Robert de Boron (also spelled in the manuscripts "Bouron", "Beron") was a French poet of the late 12th and early 13th centuries who is most notable as the author of the poems Joseph d'Arimathe and Merlin. Though little is known about him outside of the poems he allegedly wrote, his works and their subsequent prose redactions impacted later incarnations of the Arthurian legend and its prose cycles, particularly due to his Christian backstory for the Holy Grail, originally an element of Chretien de Troyes's famously-unfinished Perceval.

Robert de Boron was the author of two surviving poems in octosyllabic verse, the Grail story Joseph d'Arimathe and Merlin. The latter work survives only in fragments and in later versions rendered in prose. The two poems are thought to have formed either a trilogy - with a verse Perceval forming the third part - or a tetralogy - with Perceval a Mort Artu (Death of Arthur). The "Didot Perceval", a retelling of the Percival story similar in style and content to Robert's other works, may be a prosification of the lost sections.
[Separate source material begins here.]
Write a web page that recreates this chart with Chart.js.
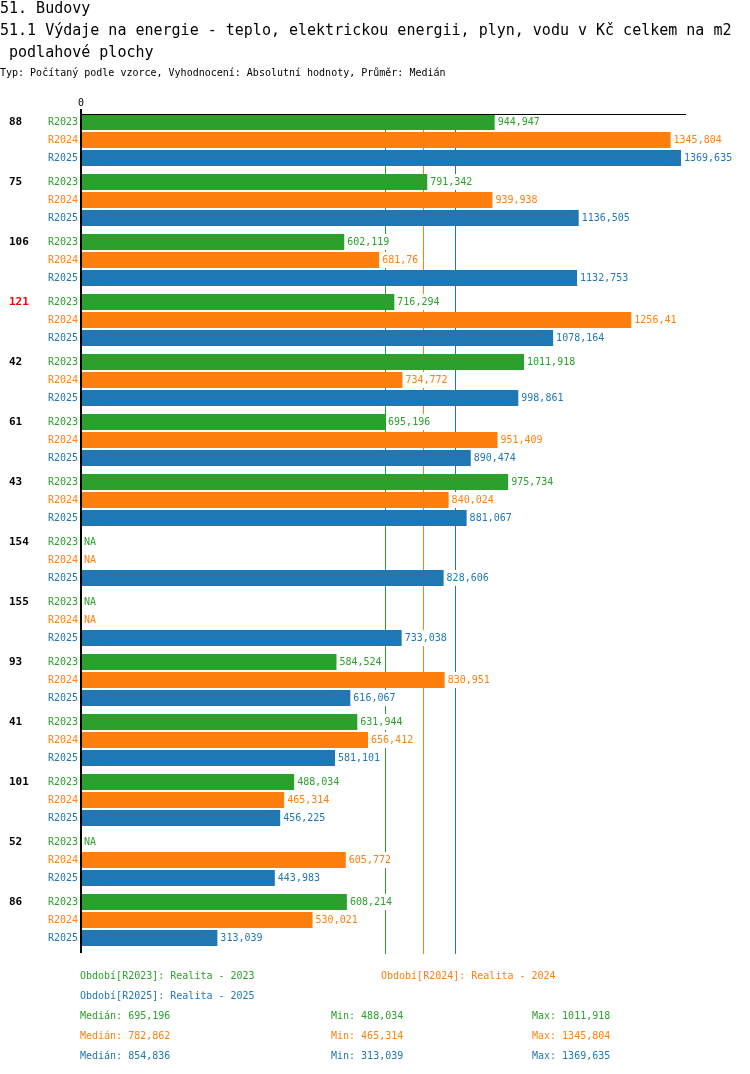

Robert de Boron merged the Holy Grail myth with a Christian dimension to produce a history of the grail. According to him, Joseph of Arimathea used the Grail (the Last Supper vessel) to catch the last drops of blood from Jesus's body as he hung on the cross. Joseph's family brought the Grail to the vaus d'Avaron, the valleys of Avaron in the west, which later poets changed to Avalon, identified with Glastonbury, where they guarded it until the rise of King Arthur and the coming of Perceval. Robert also introduced a "Rich Fisher" variation on the Fisher King. Robert de Boron is also credited with introducing Merlin as born of a devil and a virgin and destined to be a redeemed Antichrist.